Liceali modello
Prologo. Un classe di studenti al lavoro sui banchi di scuola in un liceo qualsiasi di una non specificata località transalpina. Il professore che li sorveglia si avvicina alla finestra. Guarda fuori. La apre. Sale sul parapetto. Si getta nel vuoto. Un tonfo sordo. I ragazzi accorrono ad osservare quel corpo disarticolato sdraiato nel cortile.
Si apre così un mystery in piena regola come L’ultima ora, opera seconda di un cineasta decisamente da tenere d’occhio come il francese Sébastian Marnier. Sospeso tra dramma psicologico e thriller raggelato, il lungometraggio si dimostra sin dalle prime sequenze erede degnissimo di quel cinema della distillazione dell’angoscia che ha visto in Roman Polanski il proprio nume tutelare. Marnier – anche sceneggiatore – per tre quarti di film conduce abilmente lo spettatore in quel territorio indistinto dove regna la più totale indeterminatezza: Pierre (un ottimo Laurent Lafitte, già apprezzato in Elle di Paul Verhoeven nel ruolo dello stupratore “della porta accanto”), il supplente che ha sostituito l’insegnante del tentativo di suicidio nell’incipit, instaura infatti un rapporto a dir poco difficoltoso con una parte degli studenti della classe. Sono loro gli artefici delle telefonate mute che l’uomo riceve, assieme a piccoli furti in crescendo? Oppure si tratta solo di una forma acuta di paranoia del protagonista? Di certo l’atteggiamento dei sei ragazzi, prossimi alla maturità scolastica con un rendimento eccellente, desta più di qualche perplessità.

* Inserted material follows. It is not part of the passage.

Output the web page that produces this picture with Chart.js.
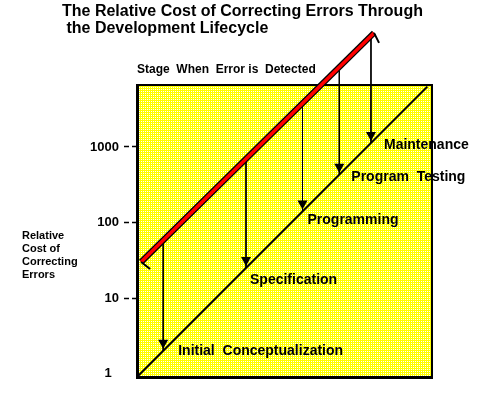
<!DOCTYPE html>
<html>
<head>
<meta charset="utf-8">
<title>The Relative Cost of Correcting Errors</title>
<script src="https://cdn.jsdelivr.net/npm/chart.js@4.4.0/dist/chart.umd.min.js"></script>
<style>
  html, body { margin: 0; padding: 0; background: #fff; }
  #wrap { position: relative; width: 495px; height: 393px; font-family: "Liberation Sans", Arial, sans-serif; color: #000; }
  #wrap canvas { position: absolute; left: 0; top: 0; }
  .txt { position: absolute; font-weight: bold; white-space: pre; }
  #title { left: 62px; top: 3px; font-size: 16px; line-height: 16.8px; }
  #stage-title { left: 137px; top: 63px; font-size: 12px; line-height: 12px; }
  #y-title { left: 22px; top: 229px; font-size: 11px; line-height: 13px; }
</style>
</head>
<body>
<div id="wrap">
  <canvas id="chart" width="495" height="393"></canvas>
  <div class="txt" id="title">The Relative Cost of Correcting Errors Through
 the Development Lifecycle</div>
  <div class="txt" id="stage-title">Stage  When  Error is  Detected</div>
  <div class="txt" id="y-title">Relative
Cost of
Correcting
Errors</div>
</div>
<script>
// stages, in the order they sit on the diagonal
const stages = ['Initial  Conceptualization', 'Specification', 'Programming', 'Program  Testing', 'Maintenance'];
// relative cost when the error is caught in its own stage (black diagonal)
const stageCost = [2, 25, 140, 430, 1130];
// relative cost at the top of each arrow (on the red line)
const lateCost = [56, 670, 3600, 10200, 30500];
const yTicks = [1, 10, 100, 1000];
// end points of the two diagonals
const baseLineX = [0.9, 6300];
const baseLineY = [0.9, 6300];
const redLineX = [1.02, 1240];
const redLineY = [30, 32400];

// layout / style
const axisMin = 0.9;
const xMax = 7265;
const yMax = 40000;
const boxTop = 6640;
const labelOffsets = [[15, 4], [4, 16], [5, 13], [12, 6], [13, 6]];
const FONT = '"Liberation Sans", Arial, sans-serif';

function makeYellow() {
    const c = document.createElement('canvas');
    c.width = 2; c.height = 2;
    const g = c.getContext('2d');
    g.fillStyle = '#ffff00';
    g.fillRect(0, 0, 2, 2);
    g.fillStyle = '#ffffff';
    g.fillRect(1, 1, 1, 1);
    return g.createPattern(c, 'repeat');
}

const toPts = (xs, ys) => xs.map((x, i) => ({ x: x, y: ys[i] }));

const framePlugin = {
    id: 'frame',
    beforeDatasetsDraw(chart) {
        const { ctx, chartArea: a, scales: { y } } = chart;
        const top = Math.round(y.getPixelForValue(boxTop));
        ctx.save();
        ctx.fillStyle = makeYellow();
        ctx.fillRect(a.left, top, a.right - a.left, a.bottom - top);
        ctx.strokeStyle = '#000';
        ctx.lineWidth = 2;
        ctx.beginPath();
        ctx.moveTo(a.left, top);
        ctx.lineTo(a.right, top);
        ctx.lineTo(a.right, a.bottom);
        ctx.stroke();
        ctx.lineWidth = 3;
        ctx.beginPath();
        ctx.moveTo(a.left + 0.5, top - 1);
        ctx.lineTo(a.left + 0.5, a.bottom + 0.5);
        ctx.lineTo(a.right + 1, a.bottom + 0.5);
        ctx.stroke();
        ctx.restore();
    },
    afterDatasetsDraw(chart) {
        const { ctx, scales: { x, y } } = chart;
        ctx.save();
        // arrow heads
        ctx.fillStyle = '#000';
        stageCost.forEach(v => {
            const px = x.getPixelForValue(v);
            const py = y.getPixelForValue(v) - 2;
            ctx.beginPath();
            ctx.moveTo(px - 5, py - 9);
            ctx.lineTo(px + 5, py - 9);
            ctx.lineTo(px, py);
            ctx.closePath();
            ctx.fill();
        });
        // little barbs on the ends of the red line
        const sx = x.getPixelForValue(redLineX[0]), sy = y.getPixelForValue(redLineY[0]);
        const ex = x.getPixelForValue(redLineX[1]), ey = y.getPixelForValue(redLineY[1]);
        ctx.strokeStyle = '#000';
        ctx.lineWidth = 2;
        ctx.beginPath();
        ctx.moveTo(sx, sy);
        ctx.lineTo(sx + 9, sy + 7);
        ctx.moveTo(ex, ey);
        ctx.lineTo(ex + 5, ey + 10);
        ctx.stroke();
        // stage labels
        ctx.font = 'bold 14px ' + FONT;
        ctx.textAlign = 'left';
        ctx.textBaseline = 'alphabetic';
        stages.forEach((s, i) => {
            const px = x.getPixelForValue(stageCost[i]);
            const py = y.getPixelForValue(stageCost[i]);
            ctx.fillText(s, px + labelOffsets[i][0], py + labelOffsets[i][1]);
        });
        ctx.restore();
    }
};

const lineDefaults = { pointRadius: 0, tension: 0, fill: false, clip: false };

const datasets = [
    Object.assign({ data: toPts(redLineX, redLineY), borderColor: '#ff0000', borderWidth: 3.5, order: 0 }, lineDefaults),
    Object.assign({ data: toPts(redLineX, redLineY), borderColor: '#000', borderWidth: 6, order: 1 }, lineDefaults),
    ...stages.map((s, i) => Object.assign({
        data: [{ x: stageCost[i], y: lateCost[i] }, { x: stageCost[i], y: stageCost[i] }],
        borderColor: '#000', borderWidth: 1, order: 2
    }, lineDefaults)),
    Object.assign({ data: toPts(baseLineX, baseLineY), borderColor: '#000', borderWidth: 2, order: 3 }, lineDefaults)
];

new Chart(document.getElementById('chart'), {
    type: 'line',
    data: { datasets: datasets },
    options: {
        responsive: false,
        animation: false,
        events: [],
        layout: { padding: { left: 0, right: 63, top: 26, bottom: 16 } },
        plugins: { legend: { display: false }, tooltip: { enabled: false } },
        scales: {
            x: { type: 'logarithmic', min: axisMin, max: xMax, display: false },
            y: {
                type: 'logarithmic',
                min: axisMin,
                max: yMax,
                afterBuildTicks: s => { s.ticks = yTicks.map(v => ({ value: v })); },
                afterFit: s => { s.width = 137; },
                border: { display: false },
                grid: {
                    drawOnChartArea: false,
                    drawTicks: true,
                    tickLength: 13,
                    tickBorderDash: [5, 3],
                    tickWidth: 1.5,
                    tickColor: c => (c.tick && c.tick.value === 1) ? 'rgba(0,0,0,0)' : '#000'
                },
                ticks: {
                    color: '#000',
                    padding: 5,
                    font: { family: FONT, size: 13, weight: 'bold' },
                    callback: v => v === 1 ? '1  ' : String(v)
                }
            }
        }
    },
    plugins: [framePlugin]
});
</script>
</body>
</html>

Pierre li tiene d’occhio e scopre in loro comportamenti anomali tipo quello di restare a lungo sotto acqua o rimanere in equilibrio su ruspe sospese nel vuoto, sorretti solo dai compagni.
Oltre non è assolutamente il caso di rivelare, ma appare evidente come Marnier si lasci ispirare dalla pittura impressionista – l’ambientazione del film è extraurbana, con splendidi panorami bucolici sui quali però troneggia un’enorme costruzione che sembra un qualcosa di simile ad una centrale termo-elettrica o addirittura nucleare – per introdurvi una sferzata di nichilismo senza speranza, palesata da una fotografia plumbea, allorquando i ragionamenti degli studenti “eletti” emergono oltre ogni ragionevole dubbio.
L’effetto sul film è assai suggestivo sia dal punto di vista della forma che del messaggio trasmesso. Tanto più che Marnier, forse forzando un poco la mano al già di per sé inquietante apparato narrativo, inserisce immagini di autentici immani disastri in sequela – undici Settembre 2001 compreso – in grado di sovrapporre sia nel gruppo di ragazzi che nello sguardo spettatoriale la percezione di un mondo ormai in inarrestabile degrado fisico e morale. Pierre si troverà così a fronteggiare una minaccia tanto inaspettata poiché imprevedibile nella propria origine. Ineluttabile da apparire un’evoluzione persino logica nell’ambito di un percorso illuminista virato in negativo, fino ad un finale dal sapore apocalittico ma del tutto pertinente a quanto raccontato sino a quel momento.
Tutte suggestioni che rendono L’ultima ora – più evocativo e intrigante il titolo originale, cioè L’heure de la sortie, L’ora d’uscita – un’opera sinuosa e sfuggente, in grado di calamitare l’attenzione proprio perché costruita secondo rigidi criteri “cerebrali” che trovano un quasi perfetto contraltare in una messa in scena in sottrazione che riesce a dialogare direttamente con la psiche di coloro che guardano, al punto di incistarsi sottopelle e rimanervi a lungo. Per un lungometraggio da recuperare senza esitazioni dopo una presentazione alla settantacinquesima Mostra del Cinema di Venezia – peraltro in una sezione collaterale – passata davvero un po’ troppo in sordina.